Once I realized I was lost, I thought something apparently as simple as comparing male and female riders, turned out to be more complicated. The data categorized riders as either customers or subscribers, but within each category there was a significant portion of riders of unknown gender. Even after color-coding for gender (male-orange; female-green), the unknown portion of riders (blue) was great. It also appeared that female ridership was greater than male ridership, but there was no way to prove this given the large amount of unknown riders.

My only real quantifiable variable was trip duration.

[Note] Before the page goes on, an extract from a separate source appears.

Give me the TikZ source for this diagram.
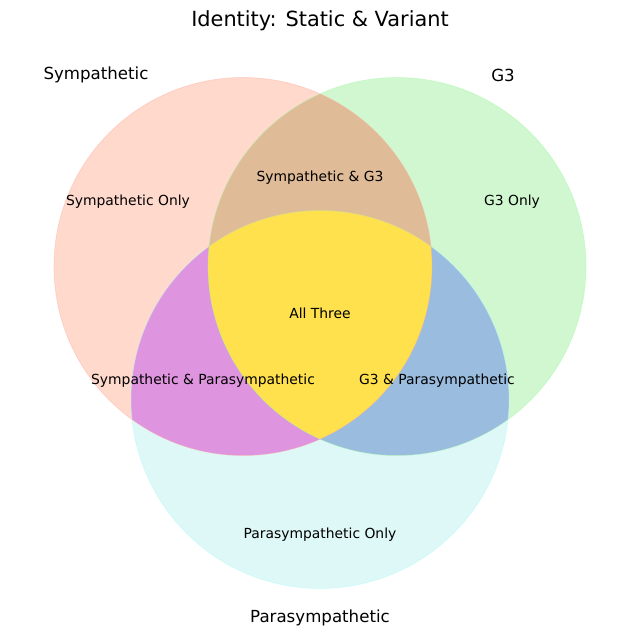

I basically had no way to measure actual distance and could rely only on trip duration to tell a story.

I began to ask questions such as which week had the most usage (as measured by duration) and which bike ID had the most usage, which station had the most traffic (measured by number of times that station was a start station plus the number of time is was a stops station); also the average trip duration from the station plus the average trip durations to the station would tell which stations were the popular hubs.

 

Results/Discussion

Sheet 8

https://public.tableau.com/views/Citibikedatareview2013-2015July/Sheet8?:embed=y&:display_count=yes&:showTabs=y

Gives the trip durations at hours of start and stop for gender. Unclear how many more women ride the citibike than men

Sheet 7

https://public.tableau.com/views/Citibikedatareview2013-2015July/Sheet7?:embed=y&:display_count=yes&:showTabs=y

Bike ID groups less than 2000 had substantially more time than bikes with higher IDs, but what does that signify?

Sheet 5 tried to isolate four NYC neighborhoods to investigate the average and mean trip durations.

https://public.tableau.com/views/Citibikedatareview2013-2015July/Sheet5?:embed=y&:display_count=yes&:showTabs=y

Sheet 4 seem to give the clearest information showing the medial duration across hubs. https://public.tableau.com/views/Citibikedatareview2013-2015July/Sheet4?:embed=y&:display_count=yes&:showTabs=y

 

Sheet 2 Doesn’t make sense to me in terms of gender.

https://public.tableau.com/views/Citibikedatareview2013-2015July/Sheet2?:embed=y&:display_count=yes&:showTabs=y

Sheet 1 is a consolidation of gender and trip duration. Unclear what interpretation it provides.

https://public.tableau.com/shared/7GKG9RFJH?:display_count=yes

 

In the end the only thing I founded for sure was the bar chart.

 

Discussion of future directions

In the future, the citibike date should be able to generate graphical presentations that tell (a) the easiest route and (b) what specifically to watch for. A comment section, possibly emailed to the cyclist (with their permission) could survey the cyclist’s experience along the route in multiple terms, such as traffic, environment, neighborhoods, stores, sales, and the like. Parking such as mini-hubs could grow from this information. If women are indeed, the prevalent ridership gender, which is suspect, then bikes can be reworked for smaller frames.

Trip durations, in seconds is important but we should be able to determine safe routes, re-routes and detours, construction and roadway blocks, events in the city are all pliable developments that can help cyclists travels. I think it’s definitely worthwhile to compare the busiest hubs with each other and with those less popular. I wonder what date the city has not included in the dataset.